**Stored data**
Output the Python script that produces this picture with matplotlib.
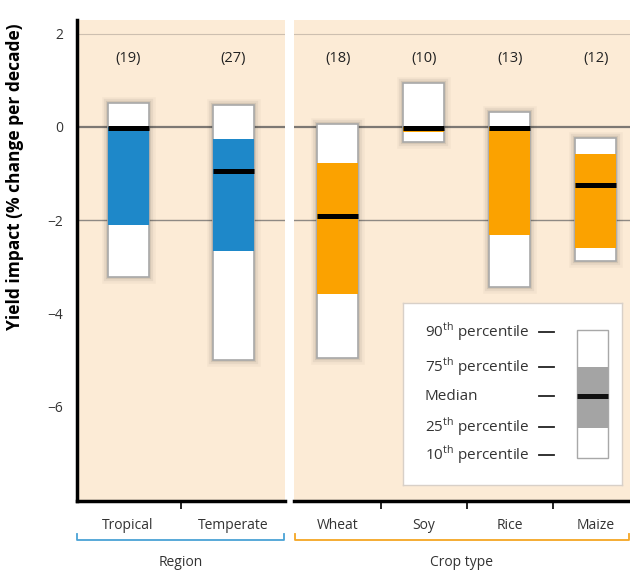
import matplotlib
matplotlib.use("Agg")
import matplotlib.pyplot as plt
import matplotlib.patheffects as pe
from matplotlib.patches import Rectangle

plt.rcParams["font.family"] = ["Open Sans", "DejaVu Sans"]

# percentiles per group: 10th, 25th, median, 75th, 90th
region_names = ["Tropical", "Temperate"]
region_counts = [19, 27]
region_p10 = [-3.22, -5.0]
region_p25 = [-2.1, -2.67]
region_med = [-0.03, -0.95]
region_p75 = [0.0, -0.26]
region_p90 = [0.52, 0.47]

crop_names = ["Wheat", "Soy", "Rice", "Maize"]
crop_counts = [18, 10, 13, 12]
crop_p10 = [-4.97, -0.33, -3.44, -2.88]
crop_p25 = [-3.6, -0.1, -2.32, -2.6]
crop_med = [-1.92, -0.03, -0.03, -1.25]
crop_p75 = [-0.78, 0.0, 0.0, -0.58]
crop_p90 = [0.07, 0.95, 0.33, -0.24]

legend_labels = ["90$^{\\mathregular{th}}$ percentile", "75$^{\\mathregular{th}}$ percentile",
                 "Median", "25$^{\\mathregular{th}}$ percentile", "10$^{\\mathregular{th}}$ percentile"]

BG = "#fcebd6"
BLUE = "#1e88c9"
ORANGE = "#fba200"
EDGE = "#a8a8a8"

W, H = 630, 572
fig = plt.figure(figsize=(W / 100, H / 100), dpi=100)


def px_box(x0, y0, x1, y1):
    return [x0 / W, 1 - y1 / H, (x1 - x0) / W, (y1 - y0) / H]


ax1 = fig.add_axes(px_box(77, 20, 285, 501))
ax2 = fig.add_axes(px_box(294, 20, 630, 501))

glow = [pe.Stroke(linewidth=9, foreground="#000000", alpha=0.03),
        pe.Stroke(linewidth=6, foreground="#000000", alpha=0.05),
        pe.Stroke(linewidth=3, foreground="#000000", alpha=0.08),
        pe.Normal()]


def draw_boxes(ax, names, counts, p10, p25, med, p75, p90, color, width, xlim):
    ax.set_facecolor(BG)
    ax.set_xlim(*xlim)
    ax.set_ylim(-8.04, 2.3)
    ax.axhline(2, color="#cdbfb0", lw=0.8, zorder=1)
    ax.axhline(0, color="#7d7873", lw=1.6, zorder=1)
    ax.axhline(-2, color="#8e8984", lw=1.0, zorder=1)
    for i in range(len(names)):
        outer = Rectangle((i - width / 2, p10[i]), width, p90[i] - p10[i],
                          facecolor="white", edgecolor=EDGE, lw=1.2, zorder=2)
        outer.set_path_effects(glow)
        ax.add_patch(outer)
        ax.add_patch(Rectangle((i - width / 2, p25[i]), width, p75[i] - p25[i],
                               facecolor=color, edgecolor="none", zorder=3))
        ax.hlines(med[i], i - width / 2, i + width / 2, color="black", lw=3.6, zorder=4)
        ax.text(i, 1.48, "(%d)" % counts[i], ha="center", va="center", fontsize=10.5,
                color="#222222")
    ax.set_xticks(range(len(names)))
    ax.set_xticklabels(names, fontsize=10, color="#333333")
    ax.tick_params(axis="x", which="major", length=0, pad=12)
    ax.set_xticks([i + 0.5 for i in range(len(names) - 1)], minor=True)
    ax.tick_params(axis="x", which="minor", length=6, width=1.2, direction="out")
    for s in ["top", "right"]:
        ax.spines[s].set_visible(False)
    ax.spines["bottom"].set_linewidth(2.5)


draw_boxes(ax1, region_names, region_counts, region_p10, region_p25, region_med,
           region_p75, region_p90, BLUE, 0.39, (-0.486, 1.495))
draw_boxes(ax2, crop_names, crop_counts, crop_p10, crop_p25, crop_med,
           crop_p75, crop_p90, ORANGE, 0.48, (-0.51, 3.40))

ax1.spines["left"].set_linewidth(2.5)
ax1.set_yticks([2, 0, -2, -4, -6])
ax1.set_yticklabels(["2", "0", "\u22122", "\u22124", "\u22126"], fontsize=10, color="#333333")
ax1.tick_params(axis="y", length=0, pad=10)
ax1.set_ylabel("Yield impact (% change per decade)", fontsize=12.5, fontweight="bold")
ax1.yaxis.set_label_coords(-0.255, 0.675)
ax2.spines["left"].set_visible(False)
ax2.set_yticks([])

# group brackets under the category labels
def bracket(x0, x1, color, label):
    y = 1 - 540 / H
    up = 6 / H
    fig.add_artist(plt.Line2D([x0 / W, x0 / W, x1 / W, x1 / W], [y + up, y, y, y + up],
                              color=color, lw=1.3))
    fig.text((x0 + x1) / 2 / W, 1 - 562 / H, label, ha="center", va="center",
             fontsize=10, color="#333333")


bracket(77, 284, "#4aa3d6", "Region")
bracket(295, 629, "#f5a623", "Crop type")

# key explaining the box layout
key = fig.add_axes(px_box(403, 303, 622, 485))
key.set_xlim(0, 1)
key.set_ylim(0, 1)
key.set_xticks([])
key.set_yticks([])
key.set_facecolor("white")
for s in key.spines.values():
    s.set_edgecolor("#d8d0c8")
    s.set_linewidth(1)
key_y = [0.84, 0.648, 0.489, 0.319, 0.165]
for lab, y in zip(legend_labels, key_y):
    key.text(0.1, y, lab, ha="left", va="center", fontsize=11, color="#333333")
    key.plot([0.62, 0.69], [y, y], color="#222222", lw=1.3)
key.add_patch(Rectangle((0.795, 0.148), 0.14, 0.704, facecolor="white",
                        edgecolor=EDGE, lw=1))
key.add_patch(Rectangle((0.795, 0.313), 0.14, 0.335, facecolor="#a4a4a4",
                        edgecolor="none"))
key.plot([0.795, 0.935], [0.489, 0.489], color="#111111", lw=3.6, solid_capstyle="butt")

fig.savefig("out.png", dpi=100)
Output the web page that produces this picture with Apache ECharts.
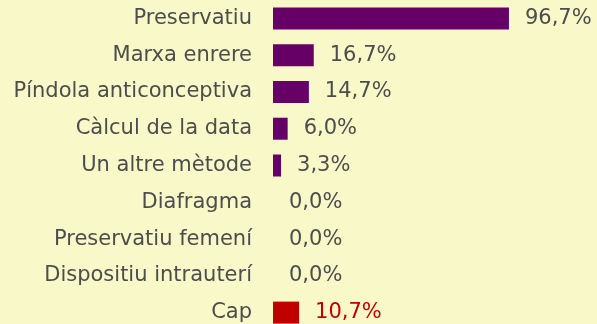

**What the exercise asks**
Please transcribe, word for word, every line from the first line of the records above through the line containing "pe.Normal()]", and leave out any pictures.

**Response to this task**
Output the Python script that produces this picture with matplotlib.
import matplotlib
matplotlib.use("Agg")
import matplotlib.pyplot as plt
import matplotlib.patheffects as pe
from matplotlib.patches import Rectangle

plt.rcParams["font.family"] = ["Open Sans", "DejaVu Sans"]

# percentiles per group: 10th, 25th, median, 75th, 90th
region_names = ["Tropical", "Temperate"]
region_counts = [19, 27]
region_p10 = [-3.22, -5.0]
region_p25 = [-2.1, -2.67]
region_med = [-0.03, -0.95]
region_p75 = [0.0, -0.26]
region_p90 = [0.52, 0.47]

crop_names = ["Wheat", "Soy", "Rice", "Maize"]
crop_counts = [18, 10, 13, 12]
crop_p10 = [-4.97, -0.33, -3.44, -2.88]
crop_p25 = [-3.6, -0.1, -2.32, -2.6]
crop_med = [-1.92, -0.03, -0.03, -1.25]
crop_p75 = [-0.78, 0.0, 0.0, -0.58]
crop_p90 = [0.07, 0.95, 0.33, -0.24]

legend_labels = ["90$^{\\mathregular{th}}$ percentile", "75$^{\\mathregular{th}}$ percentile",
                 "Median", "25$^{\\mathregular{th}}$ percentile", "10$^{\\mathregular{th}}$ percentile"]

BG = "#fcebd6"
BLUE = "#1e88c9"
ORANGE = "#fba200"
EDGE = "#a8a8a8"

W, H = 630, 572
fig = plt.figure(figsize=(W / 100, H / 100), dpi=100)


def px_box(x0, y0, x1, y1):
    return [x0 / W, 1 - y1 / H, (x1 - x0) / W, (y1 - y0) / H]


ax1 = fig.add_axes(px_box(77, 20, 285, 501))
ax2 = fig.add_axes(px_box(294, 20, 630, 501))

glow = [pe.Stroke(linewidth=9, foreground="#000000", alpha=0.03),
        pe.Stroke(linewidth=6, foreground="#000000", alpha=0.05),
        pe.Stroke(linewidth=3, foreground="#000000", alpha=0.08),
        pe.Normal()]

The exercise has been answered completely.